Mohamad is said to be unhappy that PAS’s top leadership has failed to back him. — File pic
But the maverick politician’s controversial remarks have allowed Umno to plant seeds of doubt among the Malay electorate, for whom communism remains a bogeyman especially in the rural heartland.

“It’s not an issue we can ride on for long, it is only a reprieve. But even though Mat Sabu is a battering ram for PR to gain Malay votes, he is a loose cannon and we can discredit him every time he says something like this,” said Umno’s Pulai MP Datuk Nur Jazlan Mohamad.

His Umno colleagues have joined numerous other Malaysians on social media such as Twitter to condemn Mohamad, who is popularly known as Mat Sabu, who said that the attack on the Bukit Kepong police station, which killed 25, was by freedom fighters.

“This Mat Sabu character is god-sent to BN. In the spirit of Merdeka, I will defend his right to show his stupidity,” posted Kota Belud MP Datuk Abdul Rahman Dahlan.

Umno Youth chief Khairy Jamaluddin also goaded the federal opposition, encouraging its leaders and supporters to “continue defending Mat Sabu. There have been so many articles and statements supporting Sabu who said that the police were British lackeys.”

The Malaysian Insider understands that Mohamad is unhappy that PAS’s top leadership has failed to back him up over the allegations made by Umno’s Utusan Malaysia last weekend, leaving PR colleagues such as DAP secretary-general Lim Guan Eng to come to his defence.

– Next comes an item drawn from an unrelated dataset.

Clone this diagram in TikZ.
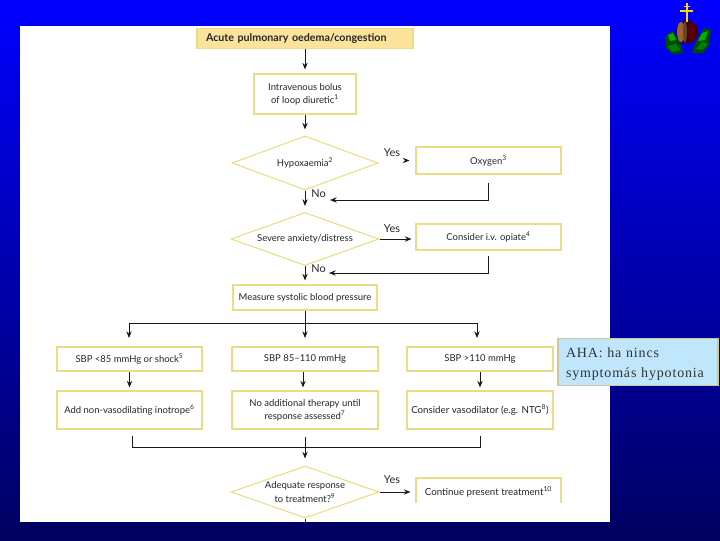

But PAS strategist Dzulkefly Ahmad told The Malaysian Insider that PR needs to bring political discourse back to policy matters which has seen the Najib administration on the backfoot due to public anger over record levels of inflation and international condemnation of its clampdown on the Bersih rally for electoral reforms.

“The message should have been that even though Tunku Abdul Rahman finally declared independence, even Islamic leaders and those labelled as ‘leftist’ all fought the imperialists and should be recognised for it. But it is going to be uphill for us,” the Kuala Selangor MP said.

Political analyst Khoo Kay Peng also said that “Pakatan dropped the ball.”

“By talking about Bukit Kepong, which is an ethnocentric issue, they are playing BN’s game and BN has latched on to it and rightfully so. We don’t need this kind of discourse coming up to a general election,” he said.

Bukit Bendera MP Liew Chin Tong also acknowledged that PR had ceded “home advantage” by failing to keep political talking points on democratisation and the economy.

“Those are our home turfs where the entire coalition is in agreement but now we are playing to Umno’s strength,” the DAP strategist said.

Although Mohamad has denied mentioning “communism” in the ceramah covered by Utusan Malaysia and threatened to sue the Malay daily, it has not stopped other Umno leaders such as vice-president Datuk Seri Hishammuddin Hussein and even former Prime Minister Tun Dr Mahathir Mohamad from accusing the PAS man for trying to revise history.